Posted by keithosaunders on May 4, 2011

No, this is not another rant about airport security!  I was scanning through the cable channels after watching a Dodgers/Cubs game, when I came across the film, Airport.  I remember seeing this with my parents when it came out — I must have been 10 years old at the time.  Since then I’ve seen it on TV a handful of times, but not in many years.

For those not old enough to remember, Airport is a film about a bomb that goes off on a transatlantic flight, and the crew’s attempts to land the plane.  You may remember the Jim Abrahams /David Zucker send-up called Airplane, starring Leslie Nielson and Lloyd Bridges, which was released in 1980.  (It’s actually a better film!)
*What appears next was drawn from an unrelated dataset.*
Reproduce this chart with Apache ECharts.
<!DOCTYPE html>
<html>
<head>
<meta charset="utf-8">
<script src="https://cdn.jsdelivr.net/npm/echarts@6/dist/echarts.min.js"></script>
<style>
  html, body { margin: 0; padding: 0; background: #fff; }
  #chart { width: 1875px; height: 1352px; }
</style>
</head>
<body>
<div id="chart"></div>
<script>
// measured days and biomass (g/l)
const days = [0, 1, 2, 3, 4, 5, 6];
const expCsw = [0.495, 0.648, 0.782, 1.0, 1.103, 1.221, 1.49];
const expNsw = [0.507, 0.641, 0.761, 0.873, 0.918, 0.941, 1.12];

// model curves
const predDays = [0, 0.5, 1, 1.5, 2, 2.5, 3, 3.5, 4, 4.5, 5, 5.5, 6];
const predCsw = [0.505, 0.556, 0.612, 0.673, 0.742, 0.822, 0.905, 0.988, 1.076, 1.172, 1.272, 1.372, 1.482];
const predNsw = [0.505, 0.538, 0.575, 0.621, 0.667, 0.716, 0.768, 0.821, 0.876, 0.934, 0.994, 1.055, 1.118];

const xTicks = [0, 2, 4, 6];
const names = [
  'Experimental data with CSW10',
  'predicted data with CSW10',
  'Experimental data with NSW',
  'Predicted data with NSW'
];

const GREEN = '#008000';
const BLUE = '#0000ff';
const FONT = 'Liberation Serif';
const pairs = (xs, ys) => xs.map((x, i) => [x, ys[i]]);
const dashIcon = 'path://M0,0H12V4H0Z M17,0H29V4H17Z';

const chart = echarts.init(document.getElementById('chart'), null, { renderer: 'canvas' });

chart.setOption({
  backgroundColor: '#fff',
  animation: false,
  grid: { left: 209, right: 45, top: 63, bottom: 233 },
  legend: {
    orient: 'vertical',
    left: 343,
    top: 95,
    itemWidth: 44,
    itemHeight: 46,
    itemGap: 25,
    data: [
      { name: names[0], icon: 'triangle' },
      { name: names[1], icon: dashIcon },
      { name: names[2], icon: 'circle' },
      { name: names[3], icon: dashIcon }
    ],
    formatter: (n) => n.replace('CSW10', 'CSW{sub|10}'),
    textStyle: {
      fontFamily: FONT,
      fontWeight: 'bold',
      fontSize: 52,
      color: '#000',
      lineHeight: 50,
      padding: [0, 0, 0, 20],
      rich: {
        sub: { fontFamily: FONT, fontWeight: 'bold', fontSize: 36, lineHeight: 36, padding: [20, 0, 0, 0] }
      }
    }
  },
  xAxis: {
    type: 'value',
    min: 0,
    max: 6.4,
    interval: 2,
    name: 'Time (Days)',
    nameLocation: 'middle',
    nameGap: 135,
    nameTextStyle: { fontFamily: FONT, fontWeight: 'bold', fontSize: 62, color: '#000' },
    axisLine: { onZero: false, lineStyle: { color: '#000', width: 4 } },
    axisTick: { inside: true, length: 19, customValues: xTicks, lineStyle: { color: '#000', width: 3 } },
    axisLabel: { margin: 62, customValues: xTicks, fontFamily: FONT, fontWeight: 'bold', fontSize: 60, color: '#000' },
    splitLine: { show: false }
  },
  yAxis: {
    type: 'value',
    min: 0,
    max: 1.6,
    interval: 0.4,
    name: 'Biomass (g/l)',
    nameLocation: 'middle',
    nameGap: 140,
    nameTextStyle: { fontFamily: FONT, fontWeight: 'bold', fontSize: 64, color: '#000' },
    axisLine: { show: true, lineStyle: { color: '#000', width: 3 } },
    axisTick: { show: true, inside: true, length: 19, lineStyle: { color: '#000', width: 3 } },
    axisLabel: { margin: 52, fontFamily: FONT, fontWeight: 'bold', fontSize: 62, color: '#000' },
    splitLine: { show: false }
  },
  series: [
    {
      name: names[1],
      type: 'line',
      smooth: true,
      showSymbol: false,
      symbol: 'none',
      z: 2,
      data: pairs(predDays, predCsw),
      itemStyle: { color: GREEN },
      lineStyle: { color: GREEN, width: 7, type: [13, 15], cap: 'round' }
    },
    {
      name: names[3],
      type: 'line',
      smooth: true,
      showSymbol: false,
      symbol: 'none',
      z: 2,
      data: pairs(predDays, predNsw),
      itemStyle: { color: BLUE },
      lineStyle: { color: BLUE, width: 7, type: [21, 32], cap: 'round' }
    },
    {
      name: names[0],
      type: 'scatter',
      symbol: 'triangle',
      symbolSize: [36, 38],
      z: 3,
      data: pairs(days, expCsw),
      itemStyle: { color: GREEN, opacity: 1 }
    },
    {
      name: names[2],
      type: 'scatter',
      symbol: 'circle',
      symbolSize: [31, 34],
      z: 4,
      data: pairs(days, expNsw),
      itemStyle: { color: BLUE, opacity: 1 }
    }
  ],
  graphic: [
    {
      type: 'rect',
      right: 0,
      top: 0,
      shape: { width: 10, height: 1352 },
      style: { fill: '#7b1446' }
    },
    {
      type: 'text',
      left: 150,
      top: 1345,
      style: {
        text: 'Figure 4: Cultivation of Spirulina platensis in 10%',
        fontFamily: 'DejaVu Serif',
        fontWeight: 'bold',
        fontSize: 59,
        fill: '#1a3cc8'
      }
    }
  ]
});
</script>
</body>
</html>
Airport, released in 1970, was the first disaster movie.  It presaged Earthquake, The Poseidon Adventure, and The Towering Inferno by a few years.  It was what passed for a blockbuster in the age before Jaws and Star Wars.  It had a high-wattage cast of thousands, which included a middle-aged, but still handsome, Burt Lancaster, Dean Martin, Maureen Stapleton, Van Heflin, Jean Seberg, Jacqueline Bisset, Helen Hayes — who won an oscar for best supporting actress —  and George Kennedy.

I came in just as it was getting good, as the passengers were boarding the plane.  I was struck by how different plane travel was in those days, particularly the airport security, or lack thereof.  Hayes plays a women who is known for stowing away on plane flights.  She is able to board the plane simply by telling a random airport worker that her son has left his wallet, and ‘could she please return it to him.’  “Hurry,”  the worker tells her, “run and give it to him before the flight leaves!”  Just like that she is able to get on the plane.  Come to think of it, I have memories of those days —  I once was allowed to board a plane to say goodbye to my aunt. 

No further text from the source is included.